12. A Test

The testing of rating systems suffers the same illusion that bedevils rating theory in general, namely, that ratings are literally measurements of playing strength. We know by now that ratings are statistics, sometimes metaphorically called measurements, but actually quite distinct from the physical sort.  Imagine an experiment that set out to compare the efficiency of the arithmetic mean with that of the statistical median.  The results would be not so much incorrect as misplaced.  Statistics embody in their definitions their own criteria of success and put on the data they purport to measure their own stamp of accuracy.  

What, then, are we to make of Elo's tests of his rating system?  The tests are a recurrent theme in his work, appearing for example in sections 2.6 and 5.55 of his main treatise [E1].  Assuming first of all that such tests are to be taken seriously, a primary consideration is the data on which the tests are based.  Historical data, such as the Hoogoven International Tournament of Elo's treatment, lends an air of reality to a test but has the drawback, regarded as an experiment, of not being repeatable.  A computer, on the other hand, allows an inexhaustible supply of data to be generated, as well as experimental controls that would otherwise be impossible.  The tendency in previous studies has been to grant assumptions about the data made by Elo, e.g. that it is normally distributed or that it demonstrates transitivity, but this approach verges on parody.  The data ideally should be neutral with respect to probability models.  

Data used for the present test consists of a crosstable of result probabilities for 800 imaginary players, ranked in order of playing strength.  For each ordered pairing, AB, where A is the stronger player, the probability of A defeating B is  

                        P(A, B)  =  1 – P(B, A) .  

This probability is determined partly by a strength component and partly by a random component.  If the strength component is s, the random component is determined as a random portion of 1 – s, which is generated in typical computer code as  

                        rand( )  *  (1 – s) .

 Consequently,

                         P(A, B)  =  s  +  rand() * (1 – s) ,

and P(B, A) is determined from this result.  For example, with s = .5, P(A, B) would have a value in the range from .5 to 1, with .75 as its expected value. 

A crosstable generated with s = .5 was used to generate in turn a sequence of sixteen-player round-robin tournaments.  The contestants for each tournament were selected at random from the field of 800 without replacement, equivalent to a partition of the shuffled field.  Statistics were generated after each of the players had participated in one of the 50 tournaments, after which the field was reshuffled.  The cycle was then repeated 25 times, with each player participating in a total of 375 games.  Outcomes for individual pairings were generated randomly, but with probabilities determined by the crosstable.  Ratings were initialized to an arbitrary value of 2000, and the delta or "established" form of rating formulas was used.  The experiment was then repeated with a crosstable generated with s = .3.

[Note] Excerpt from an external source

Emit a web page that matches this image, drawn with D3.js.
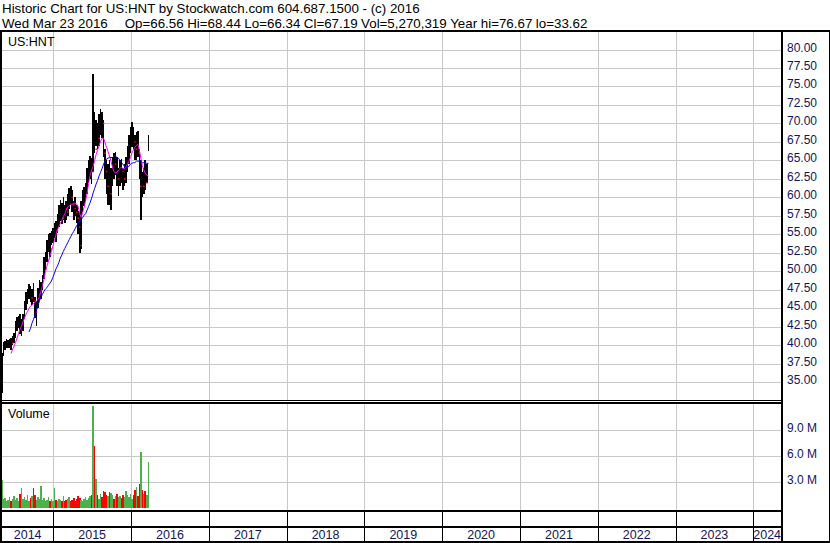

The tests were analyzed with their own set of statistics, calculated after each of the 25 cycles.  The first of these takes the standard deviation of the tournament scores generated by the crosstable from scores predicted by each of the tested systems for the ratings calculated up to that point.  This error statistic is in the form of an absolute score difference ranging from 0 to 15 points.  A second statistic uses Spearman's rank-difference correlation coefficient to compare the ranking of players by their calculated ratings after each cycle with their predefined ranking.  This coefficient ranges from +1 for a perfect relationship to -1 for a perfect inverse relationship.  Figure 1 shows the error statistic, and Figure 2 the correlation coefficient, for s = .5.  Figure 3 and Figure 4 show the respective statistics for s = .3.

The only certain conclusion to be drawn from these tests is that simple theoretical concepts in a random environment yield complicated results.  Comparisons of the systems, although each were rating precisely the same outcomes, are not as clear.  Perhaps the most telling observation to be made is the effect of reducing the strength component from .5 to .3.  With s = .5, we see the Elo System performing slightly better than the other systems tested.  With s = .3, it is performing slightly worse.  It may be argued that a strength component of .3 produces data that is too chaotic to be meaningful.  It is true that the only structure in the resulting data lies in the fact that the stronger player outperforms the weaker player with a probability, on average, of .65.  This means, of course, that the average probability of an upset is .35.  The counterargument is to reflect on the very purpose of a rating system, which is to render meaning from data that is not always consistent and that may, in fact, be quite chaotic.